Manzurova is the only survivor of her 14-member team of “liquidators,” the people responsible for containing and cleaning up the contamination in Chernobyl. All the others have died of illnesses linked to the intense radiation exposure they received over the five years they worked, and she too is battling various health ailments.

“The nuclear industry is stressing that not that many people died at Chernobyl, but they don't recognize the long-term effects and the traumas that have been passed down to the next generation,” she said. “They don't see how the quality of life has changed for so many people.”

Manzurova said for the thousands that were evacuated from the area around Chernobyl, never to return to their former homes, life is divided in two - time before the accident, and after.

“Their previous lives have been wiped clean altogether,” she said.

The level of denial by both governments and the nuclear industry of the extent of radioactive contamination after Chernobyl and other nuclear incidents around the world is by design, Manzurova said.

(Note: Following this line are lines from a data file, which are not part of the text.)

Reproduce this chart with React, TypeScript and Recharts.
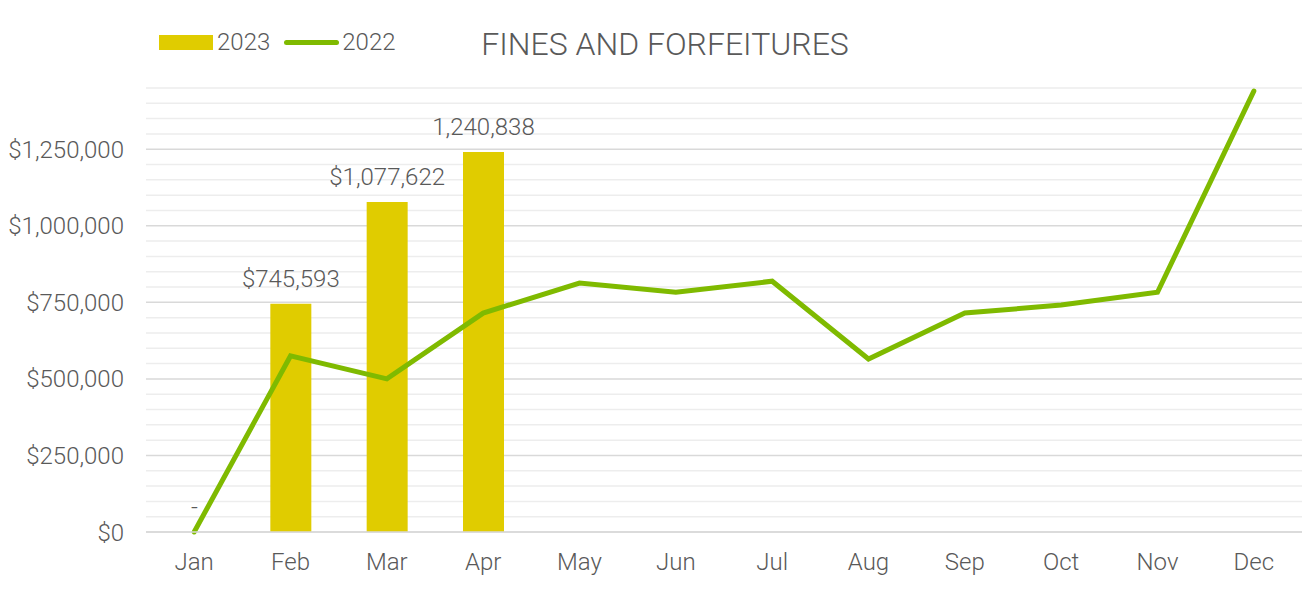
import {
  ComposedChart,
  Bar,
  Line,
  XAxis,
  YAxis,
  CartesianGrid,
  LabelList,
} from "recharts";

const months = ["Jan", "Feb", "Mar", "Apr", "May", "Jun", "Jul", "Aug", "Sep", "Oct", "Nov", "Dec"];
const fines2023 = [0, 745593, 1077622, 1240838, null, null, null, null, null, null, null, null];
const labels2023 = ["-", "$745,593", "$1,077,622", "1,240,838"];
const fines2022 = [0, 575000, 500000, 715000, 813000, 783000, 819000, 565000, 715000, 741000, 783000, 1440000];
const yTicks = [0, 250000, 500000, 750000, 1000000, 1250000];
const minorLines = [50000, 100000, 150000, 200000, 300000, 350000, 400000, 450000, 550000, 600000, 650000, 700000, 800000, 850000, 900000, 950000, 1050000, 1100000, 1150000, 1200000, 1300000, 1350000, 1400000, 1450000];

const data = months.map((m, i) => ({
  month: m,
  y2023: fines2023[i],
  label: labels2023[i],
  y2022: fines2022[i],
}));

const font = "Roboto, sans-serif";
const textColor = "#595959";
const barColor = "#E0CC00";
const lineColor = "#7FBA00";

const fmtMoney = (v: number) => "$" + v.toLocaleString("en-US");

export default function App() {
  return (
    <div style={{ position: "absolute", left: 0, top: 0, width: 1302, height: 604, background: "#fff", fontFamily: font }}>
      <div
        style={{
          position: "absolute",
          left: 0,
          width: 1330,
          top: 25,
          textAlign: "center",
          fontSize: 32,
          fontWeight: 300,
          color: textColor,
          lineHeight: "38px",
        }}
      >
        FINES AND FORFEITURES
      </div>
      <div style={{ position: "absolute", left: 159, top: 28, height: 28, display: "flex", alignItems: "center", fontSize: 24, fontWeight: 300, color: textColor }}>
        <span style={{ display: "inline-block", width: 54, height: 15, background: barColor, marginRight: 4 }} />
        <span>2023</span>
        <span style={{ display: "inline-block", width: 55, height: 5, borderRadius: 3, background: lineColor, marginLeft: 14, marginRight: 3 }} />
        <span>2022</span>
      </div>
      <ComposedChart
        width={1302}
        height={604}
        data={data}
        margin={{ top: 88, right: 0, left: 0, bottom: 32 }}
        style={{ position: "absolute", left: 0, top: 0 }}
      >
        <CartesianGrid
          vertical={false}
          horizontalValues={minorLines}
          stroke="#ededed"
          strokeWidth={1.5}
        />
        <CartesianGrid
          vertical={false}
          horizontalValues={yTicks}
          stroke="#d9d9d9"
          strokeWidth={1.5}
        />
        <XAxis
          dataKey="month"
          height={40}
          tickLine={false}
          axisLine={{ stroke: "#d9d9d9", strokeWidth: 1.5 }}
          tickMargin={15}
          tick={{ fontSize: 24, fill: textColor, fontFamily: font, fontWeight: 300 }}
        />
        <YAxis
          width={146}
          domain={[0, 1450000]}
          ticks={yTicks}
          interval={0}
          tickFormatter={fmtMoney}
          tickLine={false}
          axisLine={false}
          tickMargin={16}
          tick={{ fontSize: 24, fill: textColor, fontFamily: font, fontWeight: 300 }}
        />
        <Bar
          dataKey="y2023"
          fill={barColor}
          barSize={41}
          minPointSize={(v: number) => (v === 0 ? 0.01 : 0)}
          isAnimationActive={false}
        >
          <LabelList
            dataKey="label"
            position="top"
            offset={17}
            style={{ fontSize: 24, fill: textColor, fontFamily: font, fontWeight: 300 }}
          />
        </Bar>
        <Line
          dataKey="y2022"
          type="linear"
          stroke={lineColor}
          strokeWidth={5}
          strokeLinecap="round"
          dot={false}
          activeDot={false}
          isAnimationActive={false}
        />
      </ComposedChart>
    </div>
  );
}
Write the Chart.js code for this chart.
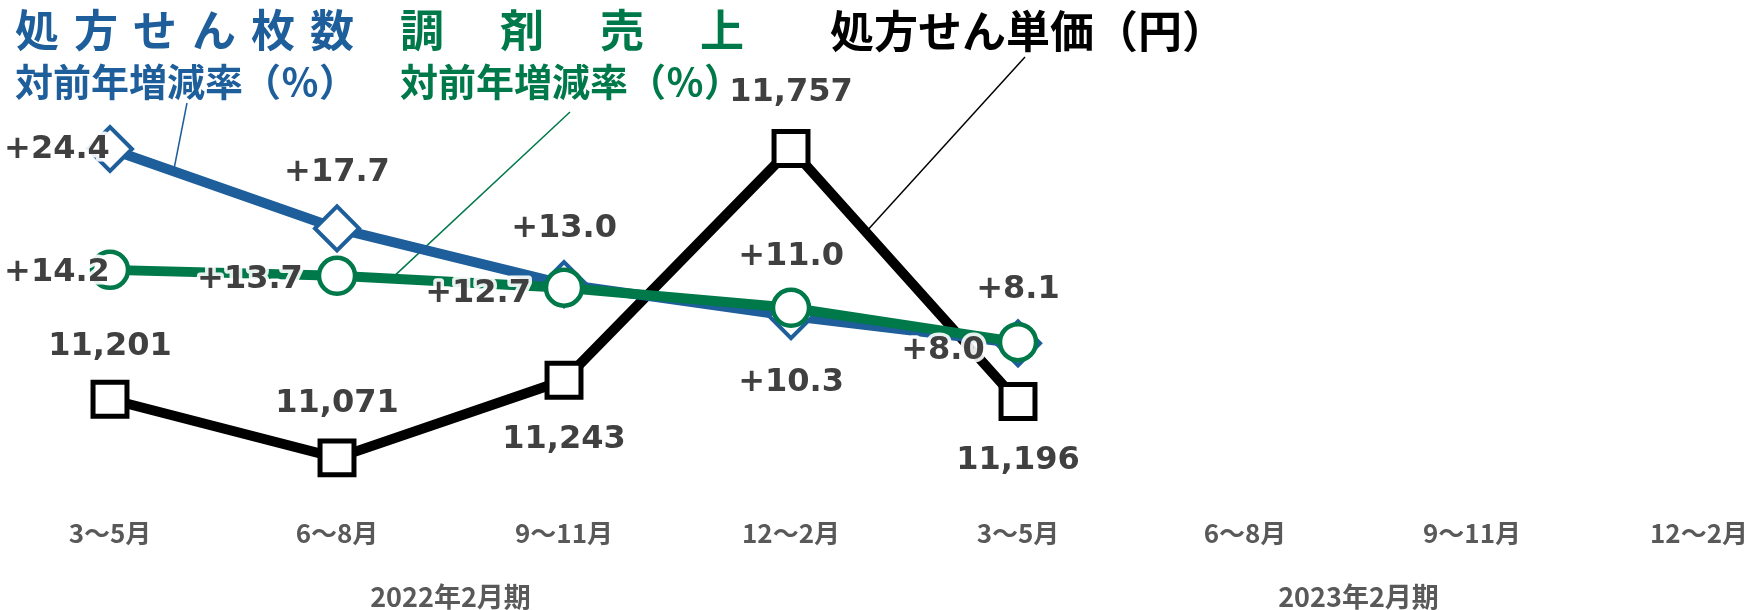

“If they recognize that they have been victims, [governments and the industry] would have to recognize what created the victims,” she said. “If you talk to the nuclear industry, they are so sure they are on the right side and everything is okay.”

Mironova, who was in Vermont last fall as part of a Russian delegation examining the decommissioning process for U.S. nuclear plants, said that the Fukushima disaster has opened up a wide variety of unthinkable scenarios.

“You have a paralyzed government trying to deal with a natural disaster, a disaster that cuts across every sector of society,” she said. “And then you have to deal with a nuclear disaster on top of that. It is like a wartime situation in Japan, and the world needs to understand that.”

Mironova founded the Movement for Nuclear Safety and was one of the first organizers to press for government openness on pre-Chernobyl nuclear catastrophes in Russia.

“The nuclear establishment is the same in every country,” she said. “It supresses the truth.”